══ RECORDS FOR PROCESSING ══

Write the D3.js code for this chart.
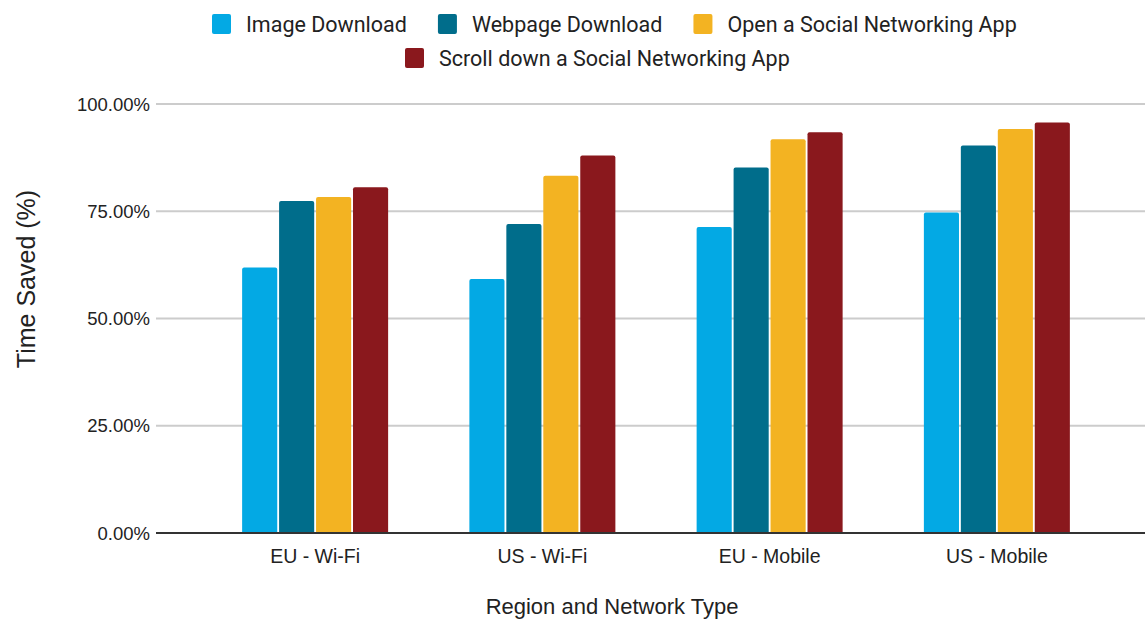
<!DOCTYPE html>
<html><head><meta charset="utf-8">
<script src="https://cdn.jsdelivr.net/npm/d3@7"></script>
<style>body{margin:0;background:#fff}svg{display:block}</style>
</head><body>
<svg id="chart" width="1145" height="621"></svg>
<script>
const categories = ["EU - Wi-Fi", "US - Wi-Fi", "EU - Mobile", "US - Mobile"];
const seriesNames = ["Image Download", "Webpage Download", "Open a Social Networking App", "Scroll down a Social Networking App"];
const imageDownload = [61.9, 59.2, 71.3, 74.7];
const webpageDownload = [77.4, 72.0, 85.2, 90.3];
const openSocialApp = [78.3, 83.3, 91.8, 94.2];
const scrollSocialApp = [80.6, 88.0, 93.4, 95.7];
const yTicks = [0, 25, 50, 75, 100];
const colors = ["#03a9e4", "#006d8b", "#f3b322", "#8a181d"];

const series = [imageDownload, webpageDownload, openSocialApp, scrollSocialApp];
const svg = d3.select("#chart");
const axisFont = "'Liberation Sans', Arial, sans-serif";
const legendFont = "Roboto, 'Noto Sans', sans-serif";

const plotLeft = 160, plotRight = 1145;
const y = d3.scaleLinear().domain([0, 100]).range([533, 104]);
const x0 = d3.scaleBand().domain(categories).range([201.5, 1110.5]).paddingInner(0).paddingOuter(0);
const groupW = 146;
const x1 = d3.scaleBand().domain(d3.range(4)).range([0, groupW]).paddingInner(0.05);

// gridlines
svg.append("g").selectAll("line").data(yTicks.filter(t => t !== 0)).join("line")
  .attr("x1", plotLeft - 4).attr("x2", plotRight)
  .attr("y1", d => y(d)).attr("y2", d => y(d))
  .attr("stroke", "#cccccc").attr("stroke-width", 2);

// y tick labels
svg.append("g").selectAll("text").data(yTicks).join("text")
  .attr("x", 150).attr("y", d => y(d)).attr("dy", "0.36em")
  .attr("text-anchor", "end").attr("font-family", axisFont).attr("font-size", 18.5).attr("fill", "#222")
  .text(d => d3.format(".2f")(d) + "%");

// bars
const r = 2;
function barPath(x, yTop, w, yBase) {
  return `M${x},${yBase}V${yTop + r}Q${x},${yTop} ${x + r},${yTop}H${x + w - r}Q${x + w},${yTop} ${x + w},${yTop + r}V${yBase}Z`;
}
const groups = svg.append("g").selectAll("g").data(categories).join("g")
  .attr("transform", d => `translate(${x0(d) + (x0.bandwidth() - groupW) / 2},0)`);
groups.selectAll("path").data((c, ci) => series.map((s, si) => ({si, v: s[ci]}))).join("path")
  .attr("d", d => barPath(x1(d.si), y(d.v), x1.bandwidth(), y(0)))
  .attr("fill", d => colors[d.si]);

// baseline
svg.append("line").attr("x1", plotLeft - 4).attr("x2", plotRight).attr("y1", y(0)).attr("y2", y(0))
  .attr("stroke", "#333").attr("stroke-width", 2);

// x labels
svg.append("g").selectAll("text").data(categories).join("text")
  .attr("x", d => x0(d) + x0.bandwidth() / 2).attr("y", 563)
  .attr("text-anchor", "middle").attr("font-family", axisFont).attr("font-size", 19.5).attr("fill", "#222")
  .text(d => d);

// axis titles
svg.append("text").attr("x", 612).attr("y", 614).attr("text-anchor", "middle")
  .attr("font-family", axisFont).attr("font-size", 22).attr("fill", "#222").text("Region and Network Type");
svg.append("text").attr("transform", "translate(35,279) rotate(-90)").attr("text-anchor", "middle")
  .attr("font-family", axisFont).attr("font-size", 25).attr("fill", "#222").text("Time Saved (%)");

// legend
const legendRows = [[0, 1, 2], [3]];
const rowY = [24, 58];
const rowStart = [212, 405];
const lg = svg.append("g");
legendRows.forEach((row, ri) => {
  const g = lg.append("g").attr("transform", `translate(${rowStart[ri]},0)`);
  let cx = 0;
  row.forEach((si) => {
    const item = g.append("g").attr("transform", `translate(${cx},0)`);
    item.append("rect").attr("x", 0).attr("y", rowY[ri] - 10).attr("width", 19).attr("height", 20)
      .attr("rx", 2).attr("fill", colors[si]);
    const t = item.append("text").attr("x", 34).attr("y", rowY[ri]).attr("dy", "0.35em")
      .attr("font-family", legendFont).attr("font-size", 21.5).attr("fill", "#222").text(seriesNames[si]);
    cx += 34 + t.node().getComputedTextLength() + 31;
  });
});
</script>
</body></html>
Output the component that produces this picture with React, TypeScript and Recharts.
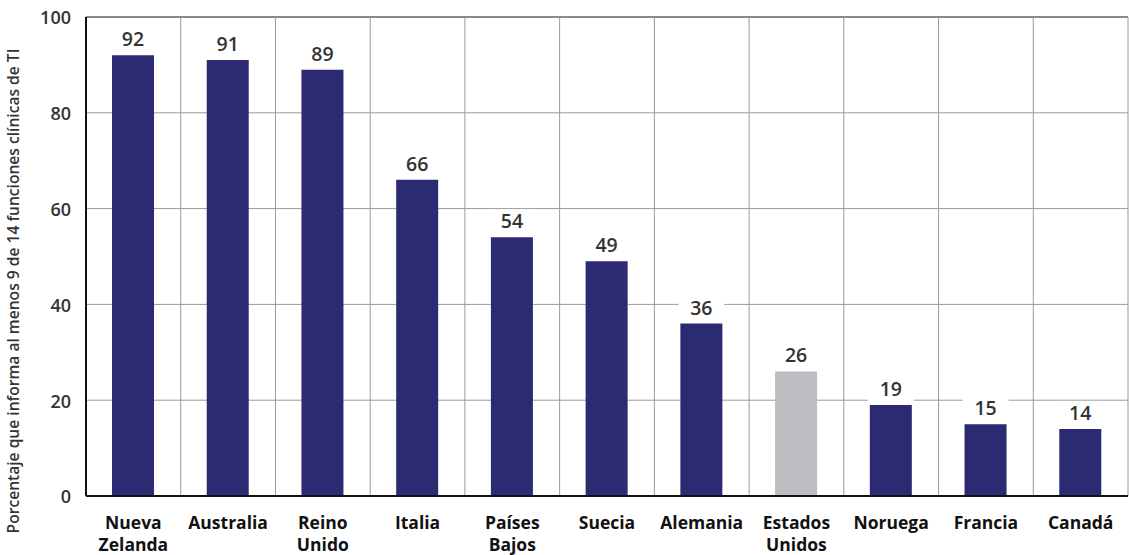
import React from "react";
import { BarChart, Bar, XAxis, YAxis, CartesianGrid, Cell, LabelList, ReferenceLine, Label } from "recharts";

const countries = [
  "Nueva\nZelanda",
  "Australia",
  "Reino\nUnido",
  "Italia",
  "Países\nBajos",
  "Suecia",
  "Alemania",
  "Estados\nUnidos",
  "Noruega",
  "Francia",
  "Canadá",
];
const values = [92, 91, 89, 66, 54, 49, 36, 26, 19, 15, 14];
const highlighted = ["Estados\nUnidos"];
const yTicks = [0, 20, 40, 60, 80, 100];
const yTitle = "Porcentaje que informa al menos 9 de 14 funciones clínicas de TI";

const NAVY = "#2B2A72";
const GREY_BAR = "#BCBDC0";
const FONT = "'Open Sans', sans-serif";

const data = countries.map((c, i) => ({ name: c, value: values[i] }));

const XTick = (props: any) => {
  const { x, y, payload } = props;
  const lines = String(payload.value).split("\n");
  return (
    <text x={x} y={y} textAnchor="middle" fontFamily={FONT} fontWeight={700} fontSize={17.5} fill="#111">
      {lines.map((l, i) => (
        <tspan key={i} x={x} dy={i === 0 ? 25 : 22}>
          {l}
        </tspan>
      ))}
    </text>
  );
};

const ValueLabel = (props: any) => {
  const { x, y, width, value } = props;
  const cx = x + width / 2;
  return (
    <g>
      <rect x={cx - 23} y={y - 28} width={46} height={25} fill="#fff" />
      <text x={cx} y={y - 9} textAnchor="middle" fontFamily={FONT} fontWeight={600} fontSize={19.5} fill="#333">
        {value}
      </text>
    </g>
  );
};

export default function App() {
  return (
    <div style={{ position: "absolute", left: 0, top: 0, width: 1129, height: 555, background: "#fff", overflow: "hidden" }}>
      <BarChart
        width={1129}
        height={555}
        data={data}
        margin={{ top: 17, right: 1, bottom: 0, left: 0 }}
      >
        <CartesianGrid
          stroke="#9a9a9a"
          strokeWidth={1}
          verticalCoordinatesGenerator={({ offset }: any) => {
            const n = countries.length;
            const w = offset.width / n;
            return countries.map((_, i) => offset.left + w * (i + 1));
          }}
        />
        <XAxis
          dataKey="name"
          interval={0}
          tickLine={false}
          axisLine={{ stroke: "#111", strokeWidth: 2 }}
          tick={<XTick />}
          height={59}
        />
        <YAxis
          domain={[0, 100]}
          ticks={yTicks}
          interval={0}
          tickLine={false}
          axisLine={{ stroke: "#111", strokeWidth: 2 }}
          tick={{ fontFamily: FONT, fontWeight: 600, fontSize: 18, fill: "#333", dy: 1 }}
          tickMargin={9}
          width={86}
        >
          <Label
            content={() => (
              <text
                x={19}
                y={291}
                transform="rotate(-90 19 291)"
                textAnchor="middle"
                fontFamily={FONT}
                fontWeight={600}
                fontSize={15.6}
                fill="#333"
              >
                {yTitle}
              </text>
            )}
          />
        </YAxis>
        <ReferenceLine y={100} stroke="#8a8a8a" strokeWidth={2} />
        <Bar dataKey="value" barSize={42} isAnimationActive={false}>
          {data.map((d) => (
            <Cell key={d.name} fill={highlighted.includes(d.name) ? GREY_BAR : NAVY} />
          ))}
          <LabelList dataKey="value" content={<ValueLabel />} />
        </Bar>
      </BarChart>
    </div>
  );
}
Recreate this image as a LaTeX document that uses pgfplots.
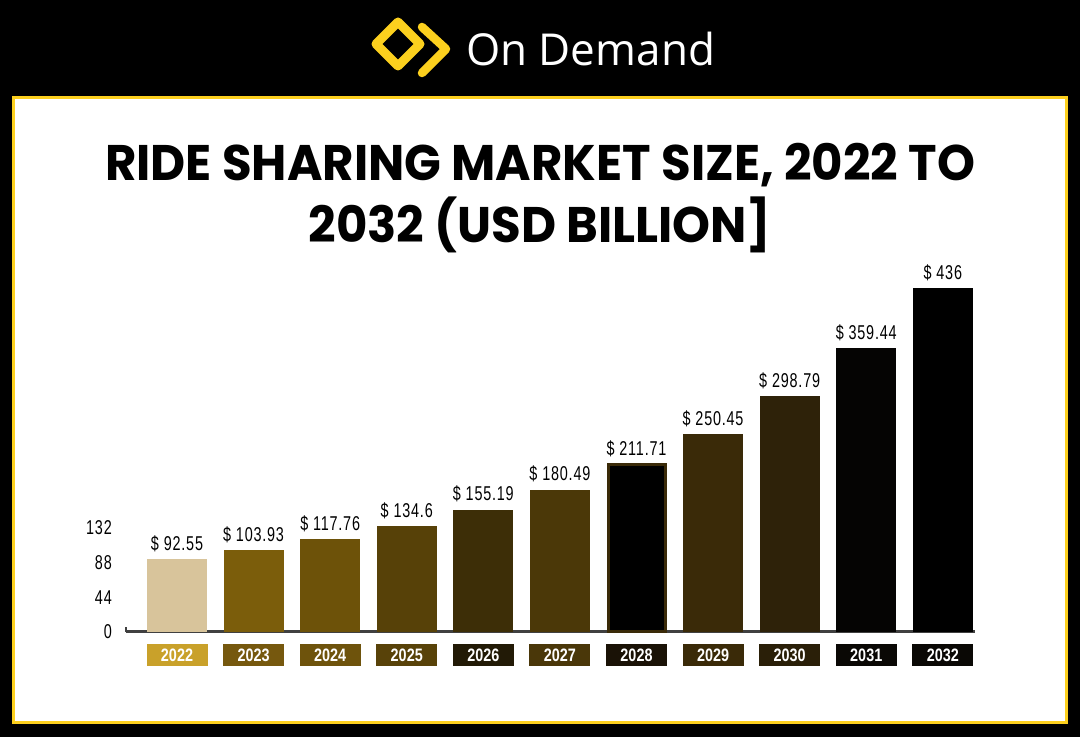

═══

- _SHORT TASK_
Count the lines of the data that contain the string "React", and reply with that number alone.

- _WRITTEN ANSWER_
2